The tower, the streets

Many anti-trafficking groups take an anti-prostitution stance and even those who are neutral on the issue are persuaded to pick a stance based on eligibility for funding. The Bush administration in 2003 introduced a policy that required all anti-trafficking and HIV/AIDS organizations to sign an Anti Prostitution Loyalty Oath, a mandatory pledge against commercial sex work, in order to receive federal funding. Non-government organizations applying for funding must declare themselves in opposition to prostitution and sex trafficking (but not any other kind of trafficking). Initially, the pledge only applied to overseas NGOs but in 2005 was expanded to cover U.S-based organizations as well.

Ryan says that APLE has worked with a variety of academics on the issue. APLE “is not aware of any academic in Hawaii who does not share our views,” she says.

But Xian says she prefers to go straight to the source.

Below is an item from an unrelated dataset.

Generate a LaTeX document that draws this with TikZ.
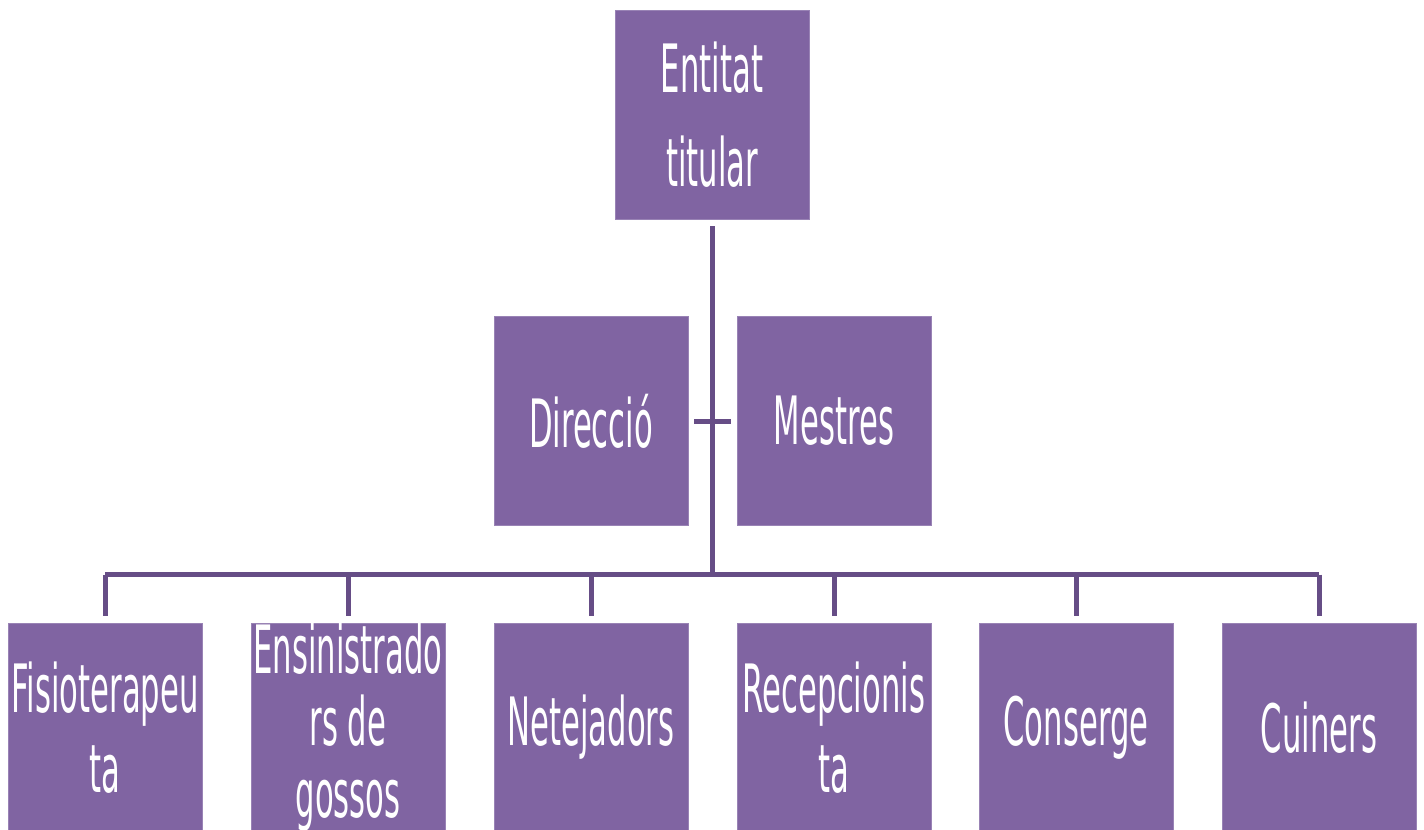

“We are working with the actual victims,” she sayd. “I take with a big grain of salt anything any academic has to say about this because I have never seen an academic out on the streets of Waikiki or downtown.”

Finding common ground between the two groups remains problematic.

“I would like to see all of the organizations who are involved in any way with sex workers [have a] dialogue about the issues without all of the shouting that usually goes on,” says Vessels.